**Your instructions**
Return the listing below unchanged, minus its pictures.

**Raw data**

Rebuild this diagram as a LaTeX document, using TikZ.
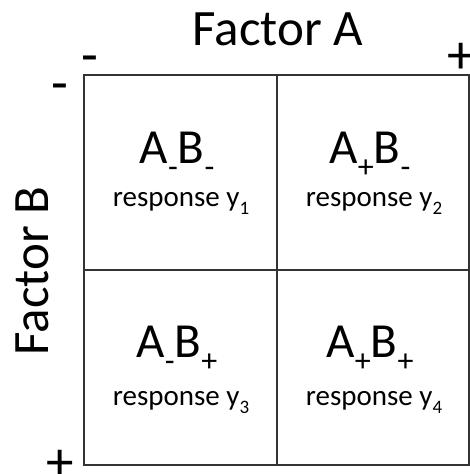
\documentclass[tikz,border=0pt]{standalone}
\usepackage{fontspec}
\setmainfont{Carlito}
\newcommand{\lowsub}[1]{\raisebox{-14pt}{\fontsize{32}{34}\selectfont #1}}
\newcommand{\ysub}[1]{\raisebox{-8pt}{\fontsize{19}{21}\selectfont #1}}
\tikzset{
  gridline/.style={draw=black!80, line width=1.3pt},
  big/.style={font=\fontsize{51}{60}\selectfont, inner sep=0pt, anchor=base},
  sign/.style={font=\fontsize{55}{60}\selectfont, inner sep=0pt, anchor=base},
  cellname/.style={font=\fontsize{49}{52}\selectfont, inner sep=0pt, anchor=base},
  resp/.style={font=\fontsize{29}{32}\selectfont, inner sep=0pt, anchor=base},
}
\begin{document}
\begin{tikzpicture}[x=1pt,y=-1pt]
\useasboundingbox (0,0) rectangle (470,474);
% grid corners
\coordinate (tl) at (84,75);
\coordinate (br) at (469,465);
\coordinate (tm) at (277,75);
\coordinate (bm) at (277,465);
\coordinate (lm) at (84,270);
\coordinate (rm) at (469,270);
\draw[gridline] (tl) rectangle (br);
\draw[gridline] (tm) -- (bm);
\draw[gridline] (lm) -- (rm);
% axis titles
\node[big] (fa) at (278,45) {Factor A};
\node[big, rotate=90] (fb) at (48,271) {Factor B};
% signs
\node[sign] (am) at (90,73) {-};
\node[sign] (ap) at (461,73) {+};
\node[sign] (bmn) at (60,101) {-};
\node[sign] (bp) at (60,480) {+};
% cells
\node[cellname] (n11) at (177,163) {A\lowsub{-}B\lowsub{-}};
\node[resp] (r11) at (181,206) {response y\ysub{1}};
\node[cellname] (n12) at (370,163) {A\lowsub{+}B\lowsub{-}};
\node[resp] (r12) at (374,206) {response y\ysub{2}};
\node[cellname] (n21) at (177,357) {A\lowsub{-}B\lowsub{+}};
\node[resp] (r21) at (181,405) {response y\ysub{3}};
\node[cellname] (n22) at (370,357) {A\lowsub{+}B\lowsub{+}};
\node[resp] (r22) at (374,405) {response y\ysub{4}};
\end{tikzpicture}
\end{document}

**Response below**
Rebuild this diagram as a LaTeX document, using TikZ.
\documentclass[tikz,border=0pt]{standalone}
\usepackage{fontspec}
\setmainfont{Carlito}
\newcommand{\lowsub}[1]{\raisebox{-14pt}{\fontsize{32}{34}\selectfont #1}}
\newcommand{\ysub}[1]{\raisebox{-8pt}{\fontsize{19}{21}\selectfont #1}}
\tikzset{
  gridline/.style={draw=black!80, line width=1.3pt},
  big/.style={font=\fontsize{51}{60}\selectfont, inner sep=0pt, anchor=base},
  sign/.style={font=\fontsize{55}{60}\selectfont, inner sep=0pt, anchor=base},
  cellname/.style={font=\fontsize{49}{52}\selectfont, inner sep=0pt, anchor=base},
  resp/.style={font=\fontsize{29}{32}\selectfont, inner sep=0pt, anchor=base},
}
\begin{document}
\begin{tikzpicture}[x=1pt,y=-1pt]
\useasboundingbox (0,0) rectangle (470,474);
% grid corners
\coordinate (tl) at (84,75);
\coordinate (br) at (469,465);
\coordinate (tm) at (277,75);
\coordinate (bm) at (277,465);
\coordinate (lm) at (84,270);
\coordinate (rm) at (469,270);
\draw[gridline] (tl) rectangle (br);
\draw[gridline] (tm) -- (bm);
\draw[gridline] (lm) -- (rm);
% axis titles
\node[big] (fa) at (278,45) {Factor A};
\node[big, rotate=90] (fb) at (48,271) {Factor B};
% signs
\node[sign] (am) at (90,73) {-};
\node[sign] (ap) at (461,73) {+};
\node[sign] (bmn) at (60,101) {-};
\node[sign] (bp) at (60,480) {+};
% cells
\node[cellname] (n11) at (177,163) {A\lowsub{-}B\lowsub{-}};
\node[resp] (r11) at (181,206) {response y\ysub{1}};
\node[cellname] (n12) at (370,163) {A\lowsub{+}B\lowsub{-}};
\node[resp] (r12) at (374,206) {response y\ysub{2}};
\node[cellname] (n21) at (177,357) {A\lowsub{-}B\lowsub{+}};
\node[resp] (r21) at (181,405) {response y\ysub{3}};
\node[cellname] (n22) at (370,357) {A\lowsub{+}B\lowsub{+}};
\node[resp] (r22) at (374,405) {response y\ysub{4}};
\end{tikzpicture}
\end{document}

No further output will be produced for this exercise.